This year is the 40th anniversary of the Prague Spring, when Czechoslovakia—then controlled by the USSR—got a new president who ushered in a season of happy reform: Art and literature flourished, the press rediscovered its backbone, civic rights were restored. (Sound familiar?) The joy was fleeting. Eight months after it began, Brezhnev crushed the political and cultural flowering with Soviet tanks.

Writer Bohumil Hrabal—along with Václav Havel, Milan Kundera, and Josef Skvorecky—was one of the flowers of the Prague Spring. A famous smoker, drinker, and dirty-joke teller, Hrabal supposedly wrote his masterpiece, Closely Watched Trains, in his favorite local bar. (He died in 1997, when he fell from the fifth floor of a Prague hospital where he was supposedly trying to feed pigeons. Eerily, he often spoke and wrote about feeling tempted to jump from the window of his fifth-floor apartment.)

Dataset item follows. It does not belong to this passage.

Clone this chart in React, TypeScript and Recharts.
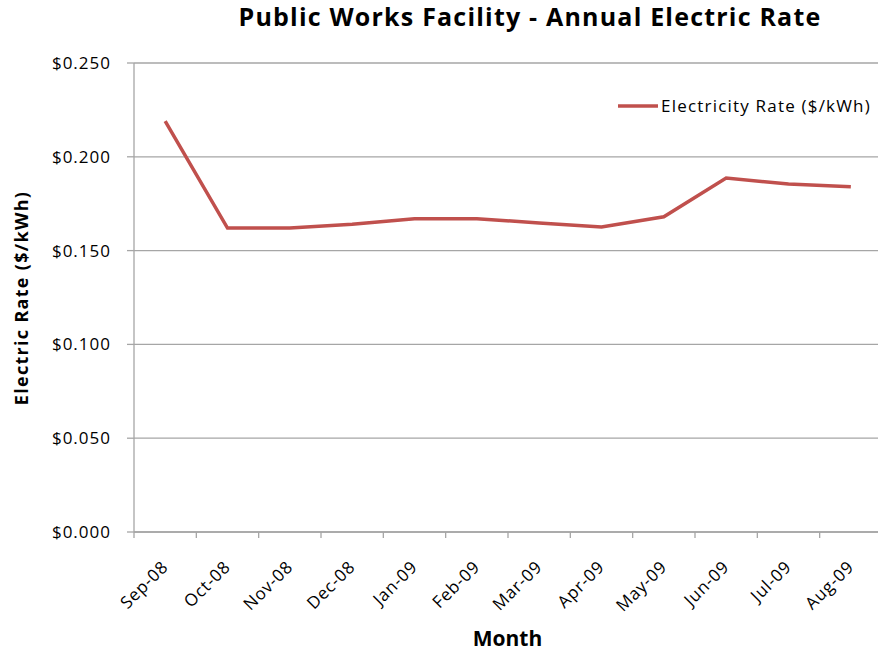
import { CartesianGrid, Line, LineChart, XAxis, YAxis } from 'recharts';

const months = ['Sep-08', 'Oct-08', 'Nov-08', 'Dec-08', 'Jan-09', 'Feb-09', 'Mar-09', 'Apr-09', 'May-09', 'Jun-09', 'Jul-09', 'Aug-09'];
const rates = [0.219, 0.162, 0.162, 0.164, 0.167, 0.167, 0.1647, 0.1626, 0.168, 0.1887, 0.1855, 0.184];
const yTicks = [0, 0.05, 0.1, 0.15, 0.2, 0.25];

const data = months.map((m, i) => ({ month: m, rate: rates[i] }));

const FONT = '"Open Sans", sans-serif';
const RED = '#C0504D';
const GRID = '#A6A6A6';
const HALF_BAND = 31.17;

// label at the category centre, tick mark at the category's left boundary
function MonthTick({ x, y, payload }: any) {
  const lx = x + 4;
  const ly = y + 30;
  return (
    <g>
      <line x1={x - HALF_BAND} y1={y - 6} x2={x - HALF_BAND} y2={y} stroke={GRID} strokeWidth={1.3} />
      <text
        x={lx}
        y={ly}
        transform={`rotate(-45 ${lx} ${ly})`}
        textAnchor="end"
        fontFamily={FONT}
        fontSize={17}
        letterSpacing={0.8}
        fill="#000"
      >
        {payload.value}
      </text>
    </g>
  );
}

export default function App() {
  return (
    <div style={{ position: 'absolute', left: 0, top: 0, width: 878, height: 654, overflow: 'hidden', background: '#fff', fontFamily: FONT }}>
      <div style={{ position: 'absolute', left: 0, top: -1, width: 1060, textAlign: 'center', fontWeight: 700, fontSize: 25, letterSpacing: 1.2, whiteSpace: 'nowrap' }}>
        Public Works Facility - Annual Electric Rate
      </div>
      <div
        style={{
          position: 'absolute',
          left: 21,
          top: 298,
          transform: 'translate(-50%, -50%) rotate(-90deg)',
          whiteSpace: 'nowrap',
          fontWeight: 700,
          fontSize: 18,
          letterSpacing: 1.3,
        }}
      >
        Electric Rate ($/kWh)
      </div>
      <div style={{ position: 'absolute', left: 0, top: 624, width: 1015, textAlign: 'center', fontWeight: 700, fontSize: 21 }}>
        Month
      </div>
      <div style={{ position: 'absolute', left: 618, top: 94, display: 'flex', alignItems: 'center', fontSize: 17, letterSpacing: 1.2, whiteSpace: 'nowrap' }}>
        <svg width={40} height={6} style={{ marginRight: 3 }}>
          <line x1={0} y1={3} x2={40} y2={3} stroke={RED} strokeWidth={3.5} />
        </svg>
        <span>Electricity Rate ($/kWh)</span>
      </div>
      <LineChart width={882} height={654} data={data} margin={{ top: 63, right: 0, bottom: 0, left: 0 }}>
        <CartesianGrid horizontal vertical={false} stroke={GRID} strokeWidth={1.3} />
        <XAxis
          dataKey="month"
          height={122}
          padding={{ left: HALF_BAND, right: HALF_BAND }}
          tick={<MonthTick />}
          tickLine={false}
          tickSize={6}
          tickMargin={0}
          interval={0}
          stroke={GRID}
          strokeWidth={1.3}
        />
        <YAxis
          domain={[0, 0.25]}
          ticks={yTicks}
          width={134}
          tickSize={7}
          tickMargin={16}
          stroke={GRID}
          strokeWidth={1.3}
          tickLine={{ stroke: GRID }}
          tickFormatter={(v: number) => `$${v.toFixed(3)}`}
          tick={{ fill: '#000', fontSize: 17, fontFamily: FONT, letterSpacing: 1 }}
        />
        <Line
          type="linear"
          dataKey="rate"
          stroke={RED}
          strokeWidth={3.5}
          dot={false}
          isAnimationActive={false}
        />
      </LineChart>
    </div>
  );
}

I Served the King of England, like many of his stories, is a coarse, gallows-humor picaresque about a wise simpleton who gets battered by the forces of Czech history—provincial narrow-mindedness, then the Nazis, then the Communists, and finally, provincial narrow-mindedness again. In the opening shot of this charming film adaptation, Jan Díte, the eternally impish protagonist, strolls out of prison and tells us: "I was sentenced to 15 years. But because of the amnesty, I only served 14 years and 9 months." The film moves backward and forward in time as Jan works as a waiter in fancy brothels and hotels and makes sweet, sweet love to a parade of beautiful young ladies. (Towheaded actor Ivan Barnev plays the amiable, scheming clown like a Czech Chaplin.)

Director Jirí Menzel throws in a bit of Czech surrealism—like when Jan's Nazi fling briefly turns into Hitler in bed—and keeps the picture bright and lively. The classic 1966 film adaptation of Closely Watched Trains captured Hrabal's sense of meaninglessness and pathos; I Served the King of England captures Hrabal's sense of fun.